STORED DATA »

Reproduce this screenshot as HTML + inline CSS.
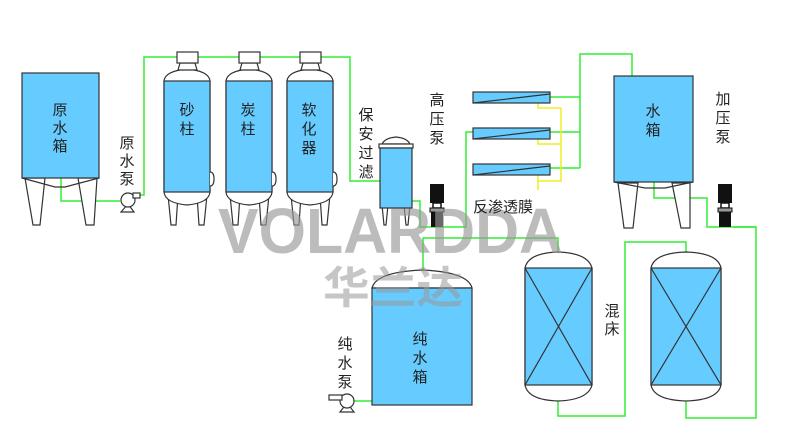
<!DOCTYPE html>
<html><head><meta charset="utf-8"><style>
html,body{margin:0;padding:0;background:#fff;}
svg{display:block;}
text{font-family:"Liberation Sans","Noto Sans CJK SC",sans-serif;}
.lb{font-size:15px;fill:#222;text-anchor:middle;}
</style></head><body>
<svg width="800" height="447" viewBox="0 0 800 447" xmlns="http://www.w3.org/2000/svg">
<defs>
<g id="pump">
<rect x="0" y="0" width="14" height="19" fill="#111"/>
<rect x="3" y="19" width="8" height="5" fill="#fff" stroke="#111" stroke-width="1.5"/>
<rect x="0" y="24" width="14" height="4" fill="#999" stroke="#111"/>
<rect x="1" y="28" width="12" height="15" fill="#111"/>
</g>
</defs>
<g fill="none" stroke="#33ee33" stroke-width="1.5">
<polyline points="61,178 61,201 120,201"/>
<polyline points="136,195 144,195 144,57 350,57 350,181 380,181"/>
<polyline points="550,97 580,97"/><polyline points="550,132 580,132"/><polyline points="550,168 580,168"/>
<polyline points="580,168 580,54 632,54 632,76"/>
<polyline points="412,201 420,201 420,227 466,227 466,132 473,132"/>
<polyline points="654,182 654,198 707,198 707,227 756,227 756,418 686,418 686,401"/>
<polyline points="733,227 756,227"/>
<polyline points="423,270 423,238 558,238 558,252"/>
<polyline points="558,401 558,416 625,416 625,242 686,242 686,252"/>
<polyline points="352,401 376,401"/>
</g>
<g fill="none" stroke="#eeee22" stroke-width="1.5">
<polyline points="538,103 538,108 561,108"/>
<polyline points="538,139 538,144 561,144"/>
<polyline points="538,175 538,190"/>
<polyline points="538,181 561,181 561,108"/>
</g>
<g stroke="#333" stroke-width="1.2">
<polygon points="25,178 45,178 40,225 33,225" fill="#fff"/>
<polygon points="78,178 97,178 94,225 86,225" fill="#fff"/>
<polyline points="22,178 55,187 65,187 99,178" fill="none"/>
<rect x="22" y="73" width="77" height="105" fill="#66ccff"/>
<g id="col">
<polygon points="168,195 178,195 176,225 171,225" fill="#fff"/>
<polygon points="197,195 207,195 204,225 199,225" fill="#fff"/>
<path d="M164,81 Q165,71 187,69 Q209,71 210,81 L210,192 Q209,203 187,205 Q165,203 164,192 Z" fill="#fff"/>
<rect x="164" y="81" width="46" height="111" fill="#66ccff"/>
<polygon points="180,63 195,63 197,70 178,70" fill="#fff"/>
<rect x="177" y="52" width="21" height="11" fill="#fff"/>
<path d="M210,172 Q214,172 214,179 Q214,186 210,186" fill="#fff"/>
</g>
<use href="#col" x="62"/>
<use href="#col" x="123"/>
<polygon points="382,205 388,205 386,225 384,225" fill="#fff"/>
<polygon points="404,205 410,205 408,225 406,225" fill="#fff"/>
<path d="M382,144 Q385,138 396,137 Q407,138 410,144 Z" fill="#fff"/>
<rect x="379" y="144" width="34" height="4" fill="#fff"/>
<rect x="380" y="148" width="32" height="60" fill="#66ccff"/>
<rect x="473" y="92" width="77" height="11" fill="#66ccff"/><line x1="473" y1="103" x2="550" y2="94"/>
<rect x="473" y="128" width="77" height="11" fill="#66ccff"/><line x1="473" y1="139" x2="550" y2="130"/>
<rect x="473" y="164" width="77" height="11" fill="#66ccff"/><line x1="473" y1="175" x2="550" y2="166"/>
<polygon points="618,183 638,183 633,228 624,228" fill="#fff"/>
<polygon points="672,183 690,183 690,228 681,228" fill="#fff"/>
<polyline points="614,182 645,188 665,188 693,182" fill="none"/>
<rect x="614" y="76" width="79" height="106" fill="#66ccff"/>
<path d="M372,288 Q376,272 422,270 Q468,272 472,288 Z" fill="#fff"/>
<rect x="372" y="288" width="100" height="117" fill="#66ccff"/>
<path d="M525,268 Q528,253 558,252 Q588,253 592,268 L592,385 Q588,400 558,401 Q528,400 525,385 Z" fill="#fff"/>
<rect x="525" y="268" width="67" height="117" fill="#66ccff"/>
<line x1="525" y1="268" x2="592" y2="385"/><line x1="592" y1="268" x2="525" y2="385"/>
<path d="M651,268 Q654,253 686,252 Q718,253 721,268 L721,385 Q718,400 686,401 Q654,400 651,385 Z" fill="#fff"/>
<rect x="651" y="268" width="70" height="117" fill="#66ccff"/>
<line x1="651" y1="268" x2="721" y2="385"/><line x1="721" y1="268" x2="651" y2="385"/>
<polygon points="121,212 134,212 128,204" fill="#fff"/>
<circle cx="128" cy="200" r="7" fill="#fff"/>
<rect x="133" y="193" width="7" height="5" fill="#fff"/>
<polygon points="340,412 354,412 347,403" fill="#fff"/>
<circle cx="347" cy="401" r="7" fill="#fff"/>
<rect x="329" y="395" width="13" height="5" fill="#fff"/>
</g>
<use href="#pump" x="430" y="184"/>
<use href="#pump" x="718" y="184"/>
<text x="218" y="253" font-size="64" font-weight="bold" fill="#999" opacity="0.65" textLength="345" lengthAdjust="spacingAndGlyphs">VOLARDDA</text>
<text x="323" y="303" font-size="44" font-weight="bold" fill="#999" opacity="0.55" textLength="140" lengthAdjust="spacingAndGlyphs" style="font-family:'Noto Sans CJK SC',sans-serif">华兰达</text>
<g class="lb">
<text x="60" y="115">原</text><text x="60" y="133">水</text><text x="60" y="151">箱</text>
<text x="127" y="148">原</text><text x="127" y="166">水</text><text x="127" y="184">泵</text>
<text x="187" y="115">砂</text><text x="187" y="134">柱</text>
<text x="248" y="115">炭</text><text x="248" y="134">柱</text>
<text x="309" y="115">软</text><text x="309" y="134">化</text><text x="309" y="153">器</text>
<text x="366" y="120">保</text><text x="366" y="139">安</text><text x="366" y="158">过</text><text x="366" y="177">滤</text>
<text x="437" y="105">高</text><text x="437" y="124">压</text><text x="437" y="143">泵</text>
<text x="503" y="212">反渗透膜</text>
<text x="653" y="116">水</text><text x="653" y="135">箱</text>
<text x="723" y="104">加</text><text x="723" y="123">压</text><text x="723" y="142">泵</text>
<text x="612" y="316">混</text><text x="612" y="334">床</text>
<text x="345" y="349">纯</text><text x="345" y="368">水</text><text x="345" y="387">泵</text>
<text x="420" y="344">纯</text><text x="420" y="363">水</text><text x="420" y="382">箱</text>
</g>
</svg>
</body></html>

PROBLEM TO WORK ON » Transcribe the whole listing, character for character, but not its images.

RESULT »
Reproduce this screenshot as HTML + inline CSS.
<!DOCTYPE html>
<html><head><meta charset="utf-8"><style>
html,body{margin:0;padding:0;background:#fff;}
svg{display:block;}
text{font-family:"Liberation Sans","Noto Sans CJK SC",sans-serif;}
.lb{font-size:15px;fill:#222;text-anchor:middle;}
</style></head><body>
<svg width="800" height="447" viewBox="0 0 800 447" xmlns="http://www.w3.org/2000/svg">
<defs>
<g id="pump">
<rect x="0" y="0" width="14" height="19" fill="#111"/>
<rect x="3" y="19" width="8" height="5" fill="#fff" stroke="#111" stroke-width="1.5"/>
<rect x="0" y="24" width="14" height="4" fill="#999" stroke="#111"/>
<rect x="1" y="28" width="12" height="15" fill="#111"/>
</g>
</defs>
<g fill="none" stroke="#33ee33" stroke-width="1.5">
<polyline points="61,178 61,201 120,201"/>
<polyline points="136,195 144,195 144,57 350,57 350,181 380,181"/>
<polyline points="550,97 580,97"/><polyline points="550,132 580,132"/><polyline points="550,168 580,168"/>
<polyline points="580,168 580,54 632,54 632,76"/>
<polyline points="412,201 420,201 420,227 466,227 466,132 473,132"/>
<polyline points="654,182 654,198 707,198 707,227 756,227 756,418 686,418 686,401"/>
<polyline points="733,227 756,227"/>
<polyline points="423,270 423,238 558,238 558,252"/>
<polyline points="558,401 558,416 625,416 625,242 686,242 686,252"/>
<polyline points="352,401 376,401"/>
</g>
<g fill="none" stroke="#eeee22" stroke-width="1.5">
<polyline points="538,103 538,108 561,108"/>
<polyline points="538,139 538,144 561,144"/>
<polyline points="538,175 538,190"/>
<polyline points="538,181 561,181 561,108"/>
</g>
<g stroke="#333" stroke-width="1.2">
<polygon points="25,178 45,178 40,225 33,225" fill="#fff"/>
<polygon points="78,178 97,178 94,225 86,225" fill="#fff"/>
<polyline points="22,178 55,187 65,187 99,178" fill="none"/>
<rect x="22" y="73" width="77" height="105" fill="#66ccff"/>
<g id="col">
<polygon points="168,195 178,195 176,225 171,225" fill="#fff"/>
<polygon points="197,195 207,195 204,225 199,225" fill="#fff"/>
<path d="M164,81 Q165,71 187,69 Q209,71 210,81 L210,192 Q209,203 187,205 Q165,203 164,192 Z" fill="#fff"/>
<rect x="164" y="81" width="46" height="111" fill="#66ccff"/>
<polygon points="180,63 195,63 197,70 178,70" fill="#fff"/>
<rect x="177" y="52" width="21" height="11" fill="#fff"/>
<path d="M210,172 Q214,172 214,179 Q214,186 210,186" fill="#fff"/>
</g>
<use href="#col" x="62"/>
<use href="#col" x="123"/>
<polygon points="382,205 388,205 386,225 384,225" fill="#fff"/>
<polygon points="404,205 410,205 408,225 406,225" fill="#fff"/>
<path d="M382,144 Q385,138 396,137 Q407,138 410,144 Z" fill="#fff"/>
<rect x="379" y="144" width="34" height="4" fill="#fff"/>
<rect x="380" y="148" width="32" height="60" fill="#66ccff"/>
<rect x="473" y="92" width="77" height="11" fill="#66ccff"/><line x1="473" y1="103" x2="550" y2="94"/>
<rect x="473" y="128" width="77" height="11" fill="#66ccff"/><line x1="473" y1="139" x2="550" y2="130"/>
<rect x="473" y="164" width="77" height="11" fill="#66ccff"/><line x1="473" y1="175" x2="550" y2="166"/>
<polygon points="618,183 638,183 633,228 624,228" fill="#fff"/>
<polygon points="672,183 690,183 690,228 681,228" fill="#fff"/>
<polyline points="614,182 645,188 665,188 693,182" fill="none"/>
<rect x="614" y="76" width="79" height="106" fill="#66ccff"/>
<path d="M372,288 Q376,272 422,270 Q468,272 472,288 Z" fill="#fff"/>
<rect x="372" y="288" width="100" height="117" fill="#66ccff"/>
<path d="M525,268 Q528,253 558,252 Q588,253 592,268 L592,385 Q588,400 558,401 Q528,400 525,385 Z" fill="#fff"/>
<rect x="525" y="268" width="67" height="117" fill="#66ccff"/>
<line x1="525" y1="268" x2="592" y2="385"/><line x1="592" y1="268" x2="525" y2="385"/>
<path d="M651,268 Q654,253 686,252 Q718,253 721,268 L721,385 Q718,400 686,401 Q654,400 651,385 Z" fill="#fff"/>
<rect x="651" y="268" width="70" height="117" fill="#66ccff"/>
<line x1="651" y1="268" x2="721" y2="385"/><line x1="721" y1="268" x2="651" y2="385"/>
<polygon points="121,212 134,212 128,204" fill="#fff"/>
<circle cx="128" cy="200" r="7" fill="#fff"/>
<rect x="133" y="193" width="7" height="5" fill="#fff"/>
<polygon points="340,412 354,412 347,403" fill="#fff"/>
<circle cx="347" cy="401" r="7" fill="#fff"/>
<rect x="329" y="395" width="13" height="5" fill="#fff"/>
</g>
<use href="#pump" x="430" y="184"/>
<use href="#pump" x="718" y="184"/>
<text x="218" y="253" font-size="64" font-weight="bold" fill="#999" opacity="0.65" textLength="345" lengthAdjust="spacingAndGlyphs">VOLARDDA</text>
<text x="323" y="303" font-size="44" font-weight="bold" fill="#999" opacity="0.55" textLength="140" lengthAdjust="spacingAndGlyphs" style="font-family:'Noto Sans CJK SC',sans-serif">华兰达</text>
<g class="lb">
<text x="60" y="115">原</text><text x="60" y="133">水</text><text x="60" y="151">箱</text>
<text x="127" y="148">原</text><text x="127" y="166">水</text><text x="127" y="184">泵</text>
<text x="187" y="115">砂</text><text x="187" y="134">柱</text>
<text x="248" y="115">炭</text><text x="248" y="134">柱</text>
<text x="309" y="115">软</text><text x="309" y="134">化</text><text x="309" y="153">器</text>
<text x="366" y="120">保</text><text x="366" y="139">安</text><text x="366" y="158">过</text><text x="366" y="177">滤</text>
<text x="437" y="105">高</text><text x="437" y="124">压</text><text x="437" y="143">泵</text>
<text x="503" y="212">反渗透膜</text>
<text x="653" y="116">水</text><text x="653" y="135">箱</text>
<text x="723" y="104">加</text><text x="723" y="123">压</text><text x="723" y="142">泵</text>
<text x="612" y="316">混</text><text x="612" y="334">床</text>
<text x="345" y="349">纯</text><text x="345" y="368">水</text><text x="345" y="387">泵</text>
<text x="420" y="344">纯</text><text x="420" y="363">水</text><text x="420" y="382">箱</text>
</g>
</svg>
</body></html>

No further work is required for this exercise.